### What to produce
Copy the material that follows word for word and omit its pictures.

Start of Recorded information

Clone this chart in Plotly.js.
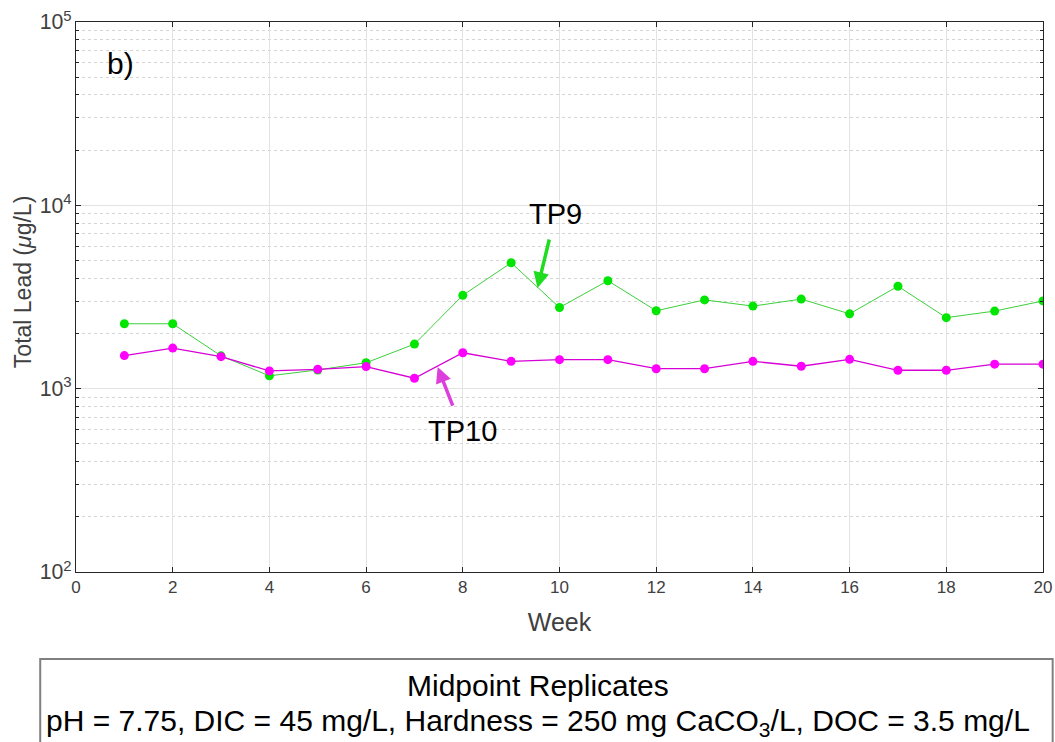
<!DOCTYPE html>
<html>
<head>
<meta charset="utf-8">
<script src="https://cdn.plot.ly/plotly-3.0.1.min.js"></script>
<style>html,body{margin:0;padding:0;background:#fff;}#chart{width:1055px;height:742px;}</style>
</head>
<body>
<div id="chart"></div>
<script>
const weeks = [1,2,3,4,5,6,7,8,9,10,11,12,13,14,15,16,17,18,19,20];
const tp9 = [2260,2260,1510,1175,1265,1385,1750,3230,4860,2770,3880,2660,3050,2820,3080,2560,3620,2440,2650,3010];
const tp10 = [1515,1665,1495,1250,1275,1320,1140,1570,1410,1440,1440,1285,1285,1410,1325,1445,1260,1260,1360,1360];

const traces = [
  {x: weeks, y: tp9, name: 'TP9', mode: 'lines+markers', type: 'scatter',
   line: {color: '#3ccf3c', width: 1}, marker: {color: '#00e600', size: 9}},
  {x: weeks, y: tp10, name: 'TP10', mode: 'lines+markers', type: 'scatter',
   line: {color: '#d600d6', width: 1.3}, marker: {color: '#ff00ff', size: 9}}
];

const axisCol = '#262626';
const layout = {
  width: 1055, height: 742,
  margin: {l: 76, r: 12, t: 22, b: 170},
  paper_bgcolor: '#fff', plot_bgcolor: '#fff',
  showlegend: false,
  font: {family: 'Liberation Sans, Arial, sans-serif', color: axisCol},
  xaxis: {
    range: [0, 20], dtick: 2, tick0: 0,
    showline: true, linecolor: axisCol, linewidth: 1, mirror: 'ticks',
    ticks: 'inside', ticklen: 5, tickcolor: axisCol,
    showgrid: true, gridcolor: '#e3e3e3', gridwidth: 1, zeroline: false,
    tickfont: {size: 17, color: '#404040'},
    title: {text: 'Week', font: {size: 25, color: '#404040'}, standoff: 17}
  },
  yaxis: {
    type: 'log', range: [2, 5],
    tickmode: 'linear', tick0: 0, dtick: 1, exponentformat: 'power',
    showline: true, linecolor: axisCol, linewidth: 1, mirror: 'ticks',
    ticks: 'inside', ticklen: 5, tickcolor: axisCol,
    showgrid: true, gridcolor: '#e3e3e3', gridwidth: 1, zeroline: false,
    minor: {dtick: 'D1', ticks: 'inside', ticklen: 3, tickcolor: axisCol, showgrid: true, gridcolor: '#d4d4d4', griddash: 'dot', gridwidth: 1},
    tickfont: {size: 17, color: '#404040'}
  },
  shapes: [
    {type: 'rect', xref: 'paper', yref: 'paper', x0: -0.037, x1: 1.01, y0: -0.40, y1: -0.158,
     line: {color: '#808080', width: 2}, fillcolor: 'rgba(0,0,0,0)'}
  ],
  annotations: [
    {xref: 'paper', yref: 'paper', x: -0.0548, y: 0.527, text: 'Total Lead (<i>μ</i>g/L)', textangle: -90, showarrow: false,
     font: {size: 23, color: '#404040'}, xanchor: 'center', yanchor: 'middle'},
    {xref: 'paper', yref: 'paper', x: 0.0465, y: 0.925, text: 'b)', showarrow: false,
     font: {size: 30, color: '#000'}, xanchor: 'center', yanchor: 'middle'},
    {x: 9.545, y: 3.549, text: 'TP9', showarrow: true, ax: 18, ay: -74, borderpad: 9,
     font: {size: 29, color: '#000'}, arrowhead: 2, arrowsize: 0.9, arrowwidth: 3.5, arrowcolor: '#1fdc1f'},
    {x: 7.48, y: 3.118, text: 'TP10', showarrow: true, ax: 25, ay: 64, borderpad: 9,
     font: {size: 29, color: '#000'}, arrowhead: 2, arrowsize: 0.9, arrowwidth: 3.5, arrowcolor: '#dc3fdc'},
    {xref: 'paper', yref: 'paper', x: 0.478, y: -0.207, text: 'Midpoint Replicates', showarrow: false,
     font: {size: 30, color: '#000'}, xanchor: 'center', yanchor: 'middle'},
    {xref: 'paper', yref: 'paper', x: 0.478, y: -0.274, text: 'pH = 7.75, DIC = 45 mg/L, Hardness = 250 mg CaCO<sub>3</sub>/L, DOC = 3.5 mg/L', showarrow: false,
     font: {size: 30, color: '#000'}, xanchor: 'center', yanchor: 'middle'}
  ]
};

Plotly.newPlot('chart', traces, layout, {displayModeBar: false, staticPlot: true});
</script>
</body>
</html>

End of Recorded information

### Solution for this task
Clone this chart in Plotly.js.
<!DOCTYPE html>
<html>
<head>
<meta charset="utf-8">
<script src="https://cdn.plot.ly/plotly-3.0.1.min.js"></script>
<style>html,body{margin:0;padding:0;background:#fff;}#chart{width:1055px;height:742px;}</style>
</head>
<body>
<div id="chart"></div>
<script>
const weeks = [1,2,3,4,5,6,7,8,9,10,11,12,13,14,15,16,17,18,19,20];
const tp9 = [2260,2260,1510,1175,1265,1385,1750,3230,4860,2770,3880,2660,3050,2820,3080,2560,3620,2440,2650,3010];
const tp10 = [1515,1665,1495,1250,1275,1320,1140,1570,1410,1440,1440,1285,1285,1410,1325,1445,1260,1260,1360,1360];

const traces = [
  {x: weeks, y: tp9, name: 'TP9', mode: 'lines+markers', type: 'scatter',
   line: {color: '#3ccf3c', width: 1}, marker: {color: '#00e600', size: 9}},
  {x: weeks, y: tp10, name: 'TP10', mode: 'lines+markers', type: 'scatter',
   line: {color: '#d600d6', width: 1.3}, marker: {color: '#ff00ff', size: 9}}
];

const axisCol = '#262626';
const layout = {
  width: 1055, height: 742,
  margin: {l: 76, r: 12, t: 22, b: 170},
  paper_bgcolor: '#fff', plot_bgcolor: '#fff',
  showlegend: false,
  font: {family: 'Liberation Sans, Arial, sans-serif', color: axisCol},
  xaxis: {
    range: [0, 20], dtick: 2, tick0: 0,
    showline: true, linecolor: axisCol, linewidth: 1, mirror: 'ticks',
    ticks: 'inside', ticklen: 5, tickcolor: axisCol,
    showgrid: true, gridcolor: '#e3e3e3', gridwidth: 1, zeroline: false,
    tickfont: {size: 17, color: '#404040'},
    title: {text: 'Week', font: {size: 25, color: '#404040'}, standoff: 17}
  },
  yaxis: {
    type: 'log', range: [2, 5],
    tickmode: 'linear', tick0: 0, dtick: 1, exponentformat: 'power',
    showline: true, linecolor: axisCol, linewidth: 1, mirror: 'ticks',
    ticks: 'inside', ticklen: 5, tickcolor: axisCol,
    showgrid: true, gridcolor: '#e3e3e3', gridwidth: 1, zeroline: false,
    minor: {dtick: 'D1', ticks: 'inside', ticklen: 3, tickcolor: axisCol, showgrid: true, gridcolor: '#d4d4d4', griddash: 'dot', gridwidth: 1},
    tickfont: {size: 17, color: '#404040'}
  },
  shapes: [
    {type: 'rect', xref: 'paper', yref: 'paper', x0: -0.037, x1: 1.01, y0: -0.40, y1: -0.158,
     line: {color: '#808080', width: 2}, fillcolor: 'rgba(0,0,0,0)'}
  ],
  annotations: [
    {xref: 'paper', yref: 'paper', x: -0.0548, y: 0.527, text: 'Total Lead (<i>μ</i>g/L)', textangle: -90, showarrow: false,
     font: {size: 23, color: '#404040'}, xanchor: 'center', yanchor: 'middle'},
    {xref: 'paper', yref: 'paper', x: 0.0465, y: 0.925, text: 'b)', showarrow: false,
     font: {size: 30, color: '#000'}, xanchor: 'center', yanchor: 'middle'},
    {x: 9.545, y: 3.549, text: 'TP9', showarrow: true, ax: 18, ay: -74, borderpad: 9,
     font: {size: 29, color: '#000'}, arrowhead: 2, arrowsize: 0.9, arrowwidth: 3.5, arrowcolor: '#1fdc1f'},
    {x: 7.48, y: 3.118, text: 'TP10', showarrow: true, ax: 25, ay: 64, borderpad: 9,
     font: {size: 29, color: '#000'}, arrowhead: 2, arrowsize: 0.9, arrowwidth: 3.5, arrowcolor: '#dc3fdc'},
    {xref: 'paper', yref: 'paper', x: 0.478, y: -0.207, text: 'Midpoint Replicates', showarrow: false,
     font: {size: 30, color: '#000'}, xanchor: 'center', yanchor: 'middle'},
    {xref: 'paper', yref: 'paper', x: 0.478, y: -0.274, text: 'pH = 7.75, DIC = 45 mg/L, Hardness = 250 mg CaCO<sub>3</sub>/L, DOC = 3.5 mg/L', showarrow: false,
     font: {size: 30, color: '#000'}, xanchor: 'center', yanchor: 'middle'}
  ]
};

Plotly.newPlot('chart', traces, layout, {displayModeBar: false, staticPlot: true});
</script>
</body>
</html>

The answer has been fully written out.